▶ The task
Taking the data below, please print only the lines from the line holding "Give me the" to the line holding "var thick = 'path://M0,0H40V7H0Z';", inclusive, with pictures omitted.

▶ Supplied data
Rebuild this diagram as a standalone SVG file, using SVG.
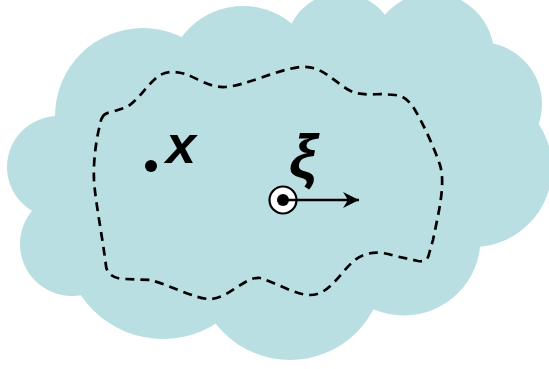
<svg xmlns="http://www.w3.org/2000/svg" width="549" height="369" viewBox="0 0 549 369">
  <defs>
    <style>
      .cloud { fill: #b9dfe3; stroke: none; }
      .boundary { fill: none; stroke: #000; stroke-width: 2.7; stroke-dasharray: 9 6; stroke-linejoin: round; }
      .lbl { font-family: "Liberation Sans", Arial, sans-serif; font-weight: bold; font-style: italic; fill: #000; }
      .conn { stroke: #000; stroke-width: 2.5; fill: none; }
    </style>
    <marker id="arrow" markerWidth="18" markerHeight="16" refX="16" refY="8" orient="auto" markerUnits="userSpaceOnUse">
      <path d="M0,0 L16,8 L0,16 L5,8 Z" fill="#000"/>
    </marker>
  </defs>
  <rect width="549" height="369" fill="#fff"/>
  <g id="cloud" class="cloud">
    <circle cx="143" cy="116" r="88"/>
    <circle cx="58" cy="167" r="51"/>
    <circle cx="72" cy="244" r="52"/>
    <circle cx="163" cy="240" r="99"/>
    <circle cx="290" cy="266" r="94"/>
    <circle cx="404" cy="239" r="76.5"/>
    <circle cx="473" cy="168" r="79"/>
    <circle cx="480" cy="104" r="62"/>
    <circle cx="432" cy="55" r="62"/>
    <circle cx="341" cy="48" r="55"/>
    <circle cx="243" cy="82" r="76"/>
    <polygon points="143,116 243,82 341,48 432,55 480,104 473,168 404,239 290,266 163,240 72,244 58,167"/>
  </g>
  <g id="region">
    <path class="boundary" d="M102,118 Q104,113 112,112 L127,107 C138,100 145,88 155,79 C162,72 172,70 185,74 C195,77 210,88 225,87 C245,86 275,70 300,67 C320,65 330,78 347,89 C355,94 362,95 380,94 L395,95 C405,96 410,102 415,110 C425,127 435,150 440,165 C446,185 438,215 433,240 L429,254 C428,260 424,262 418,261 L395,256 C380,251 367,251 355,260 C340,272 330,295 310,295 C295,295 275,282 260,278 C245,276 230,298 210,299 C195,299 170,285 150,280 L125,279 C114,279 107,274 106,266 C103,240 95,200 94,180 C93,160 97,135 100,125 Q101,119 102,118 Z"/>
  </g>
  <g id="point-x">
    <circle cx="151" cy="166" r="6" fill="#000"/>
    <text class="lbl" x="166" y="163" font-size="54">x</text>
  </g>
  <g id="source-xi">
    <text class="lbl" x="289" y="177" font-size="62">ξ</text>
    <circle cx="283" cy="200" r="13.5" fill="#fff" stroke="#000" stroke-width="2.2"/>
    <circle cx="283" cy="200" r="6" fill="#000"/>
  </g>
  <g id="connectors">
    <line class="conn" x1="283" y1="200" x2="359" y2="200" marker-end="url(#arrow)"/>
  </g>
</svg>
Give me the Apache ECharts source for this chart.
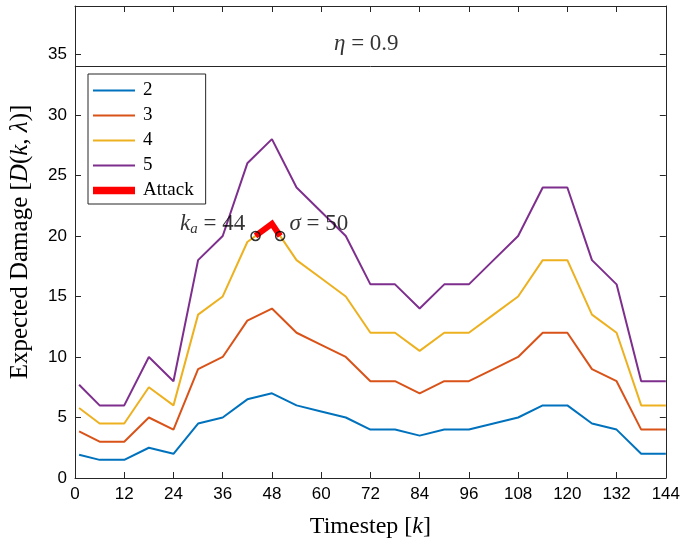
<!DOCTYPE html>
<html>
<head>
<meta charset="utf-8">
<script src="https://cdn.jsdelivr.net/npm/echarts@6/dist/echarts.min.js"></script>
<style>
  html, body { margin: 0; padding: 0; background: #fff; }
  #main { width: 683px; height: 548px; }
</style>
</head>
<body>
<div id="main"></div>
<script>
  // timesteps and expected damage for each lambda
  var steps = [1, 6, 12, 18, 24, 30, 36, 42, 48, 54, 60, 66, 72, 78, 84, 90, 96, 102, 108, 114, 120, 126, 132, 138, 144];
  var dmg2 = [1.92, 1.5, 1.5, 2.5, 2, 4.5, 5, 6.5, 7, 6, 5.5, 5, 4, 4, 3.5, 4, 4, 4.5, 5, 6, 6, 4.5, 4, 2, 2];
  var dmg3 = [3.85, 3, 3, 5, 4, 9, 10, 13, 14, 12, 11, 10, 8, 8, 7, 8, 8, 9, 10, 12, 12, 9, 8, 4, 4];
  var dmg4 = [5.78, 4.5, 4.5, 7.5, 6, 13.5, 15, 19.5, 21, 18, 16.5, 15, 12, 12, 10.5, 12, 12, 13.5, 15, 18, 18, 13.5, 12, 6, 6];
  var dmg5 = [7.7, 6, 6, 10, 8, 18, 20, 26, 28, 24, 22, 20, 16, 16, 14, 16, 16, 18, 20, 24, 24, 18, 16, 8, 8];
  var attackX = [44, 48, 50];
  var attackY = [20, 21, 20];
  var bandY = 34;
  var yMax = 39;

  var colors = ['#0072BD', '#D95319', '#EDB120', '#7E2F8E'];
  var serif = '"Liberation Serif", "DejaVu Serif", serif';
  var sans = '"Liberation Sans", Arial, sans-serif';
  var axisCol = '#262626';

  function pairs(xs, ys) {
    return xs.map(function (x, i) { return [x, ys[i]]; });
  }

  function lineSeries(name, ys, color) {
    return {
      name: name,
      type: 'line',
      data: pairs(steps, ys),
      showSymbol: false,
      symbol: 'none',
      lineStyle: { color: color, width: 2 },
      itemStyle: { color: color },
      z: 3
    };
  }

  function ticks() {
    return { show: true, inside: true, length: 6, lineStyle: { color: axisCol } };
  }

  var myChart = echarts.init(document.getElementById('main'));

  var thin = 'path://M0,0H40V2H0Z';
  var thick = 'path://M0,0H40V7H0Z';

  var option = {
    animation: false,
    grid: { left: 74, right: 14, top: 6, bottom: 70 },
    legend: {
      orient: 'vertical',
      left: 88,
      top: 74,
      padding: [7, 12, 4, 5],
      itemWidth: 42,
      itemHeight: 14,
      itemGap: 6,
      backgroundColor: '#fff',
      borderColor: axisCol,
      borderWidth: 1,
      borderRadius: 0,
      textStyle: { fontFamily: serif, fontSize: 19, lineHeight: 17, color: '#000', padding: [0, 0, 0, 3] },
      data: [
        { name: '2', icon: thin },
        { name: '3', icon: thin },
        { name: '4', icon: thin },
        { name: '5', icon: thin },
        { name: 'Attack', icon: thick }
      ]
    },
    xAxis: [{
      type: 'value',
      min: 0,
      max: 144,
      interval: 12,
      name: 'Timestep [{it|k}]',
      nameLocation: 'middle',
      nameGap: 37,
      nameTextStyle: {
        fontFamily: serif, fontSize: 24, color: '#000',
        rich: { it: { fontFamily: serif, fontStyle: 'italic', fontSize: 24, color: '#000' } }
      },
      axisLine: { onZero: false, lineStyle: { color: axisCol } },
      axisTick: ticks(),
      axisLabel: { fontFamily: sans, fontSize: 17, color: '#000', margin: 8 },
      splitLine: { show: false }
    }, {
      type: 'value',
      position: 'top',
      min: 0,
      max: 144,
      interval: 12,
      axisLine: { show: true, onZero: false, lineStyle: { color: axisCol } },
      axisTick: ticks(),
      axisLabel: { show: false },
      splitLine: { show: false }
    }],
    yAxis: [{
      type: 'value',
      min: 0,
      max: yMax,
      interval: 5,
      name: 'Expected Damage [{it|D}({it|k}, {it|λ})]',
      nameLocation: 'middle',
      nameGap: 42,
      nameTextStyle: {
        fontFamily: serif, fontSize: 25, color: '#000',
        rich: { it: { fontFamily: serif, fontStyle: 'italic', fontSize: 25, color: '#000' } }
      },
      axisLine: { show: true, onZero: false, lineStyle: { color: axisCol } },
      axisTick: ticks(),
      axisLabel: {
        fontFamily: sans, fontSize: 17, color: '#000', margin: 8,
        showMaxLabel: false
      },
      splitLine: { show: false }
    }, {
      type: 'value',
      position: 'right',
      min: 0,
      max: yMax,
      interval: 5,
      axisLine: { show: true, onZero: false, lineStyle: { color: axisCol } },
      axisTick: ticks(),
      axisLabel: { show: false },
      splitLine: { show: false }
    }],
    series: [
      lineSeries('2', dmg2, colors[0]),
      lineSeries('3', dmg3, colors[1]),
      lineSeries('4', dmg4, colors[2]),
      lineSeries('5', dmg5, colors[3]),
      {
        name: 'Attack',
        type: 'line',
        data: pairs(attackX, attackY),
        symbol: 'none',
        lineStyle: { color: '#FF0000', width: 6, join: 'miter' },
        itemStyle: { color: '#FF0000' },
        z: 5
      },
      {
        // attack start / end markers with labels
        name: 'marks',
        type: 'scatter',
        data: [
          { value: [attackX[0], attackY[0]], label: { show: true, position: 'left', distance: 5, offset: [0, -12], formatter: '{i|k}{s|a}{n| = 44}' } },
          { value: [attackX[2], attackY[2]], label: { show: true, position: 'right', distance: 4, offset: [0, -12], formatter: '{i|σ}{n| = 50}' } }
        ],
        symbol: 'circle',
        symbolSize: 9,
        itemStyle: { color: 'rgba(0,0,0,0)', borderColor: '#000', borderWidth: 1.5 },
        label: {
          color: '#000',
          rich: {
            i: { fontFamily: serif, fontStyle: 'italic', fontSize: 23, color: '#000' },
            s: { fontFamily: serif, fontStyle: 'italic', fontSize: 15, color: '#000', padding: [11, 0, 0, 0] },
            n: { fontFamily: serif, fontSize: 23, color: '#000' }
          }
        },
        silent: true,
        z: 6
      },
      {
        // separator line of the title band
        name: 'band',
        type: 'line',
        data: [[0, bandY], [144, bandY]],
        symbol: 'none',
        lineStyle: { color: axisCol, width: 1 },
        silent: true,
        z: 2
      },
      {
        name: 'eta',
        type: 'scatter',
        data: [[71, 35.9]],
        symbolSize: 0,
        label: {
          show: true,
          position: 'inside',
          formatter: '{i|η}{n| = 0.9}',
          rich: {
            i: { fontFamily: serif, fontStyle: 'italic', fontSize: 23, color: '#000' },
            n: { fontFamily: serif, fontSize: 23, color: '#000' }
          }
        },
        silent: true
      }
    ]
  };

  myChart.setOption(option);
</script>
</body>
</html>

▶ The solution
Give me the Apache ECharts source for this chart.
<!DOCTYPE html>
<html>
<head>
<meta charset="utf-8">
<script src="https://cdn.jsdelivr.net/npm/echarts@6/dist/echarts.min.js"></script>
<style>
  html, body { margin: 0; padding: 0; background: #fff; }
  #main { width: 683px; height: 548px; }
</style>
</head>
<body>
<div id="main"></div>
<script>
  // timesteps and expected damage for each lambda
  var steps = [1, 6, 12, 18, 24, 30, 36, 42, 48, 54, 60, 66, 72, 78, 84, 90, 96, 102, 108, 114, 120, 126, 132, 138, 144];
  var dmg2 = [1.92, 1.5, 1.5, 2.5, 2, 4.5, 5, 6.5, 7, 6, 5.5, 5, 4, 4, 3.5, 4, 4, 4.5, 5, 6, 6, 4.5, 4, 2, 2];
  var dmg3 = [3.85, 3, 3, 5, 4, 9, 10, 13, 14, 12, 11, 10, 8, 8, 7, 8, 8, 9, 10, 12, 12, 9, 8, 4, 4];
  var dmg4 = [5.78, 4.5, 4.5, 7.5, 6, 13.5, 15, 19.5, 21, 18, 16.5, 15, 12, 12, 10.5, 12, 12, 13.5, 15, 18, 18, 13.5, 12, 6, 6];
  var dmg5 = [7.7, 6, 6, 10, 8, 18, 20, 26, 28, 24, 22, 20, 16, 16, 14, 16, 16, 18, 20, 24, 24, 18, 16, 8, 8];
  var attackX = [44, 48, 50];
  var attackY = [20, 21, 20];
  var bandY = 34;
  var yMax = 39;

  var colors = ['#0072BD', '#D95319', '#EDB120', '#7E2F8E'];
  var serif = '"Liberation Serif", "DejaVu Serif", serif';
  var sans = '"Liberation Sans", Arial, sans-serif';
  var axisCol = '#262626';

  function pairs(xs, ys) {
    return xs.map(function (x, i) { return [x, ys[i]]; });
  }

  function lineSeries(name, ys, color) {
    return {
      name: name,
      type: 'line',
      data: pairs(steps, ys),
      showSymbol: false,
      symbol: 'none',
      lineStyle: { color: color, width: 2 },
      itemStyle: { color: color },
      z: 3
    };
  }

  function ticks() {
    return { show: true, inside: true, length: 6, lineStyle: { color: axisCol } };
  }

  var myChart = echarts.init(document.getElementById('main'));

  var thin = 'path://M0,0H40V2H0Z';
  var thick = 'path://M0,0H40V7H0Z';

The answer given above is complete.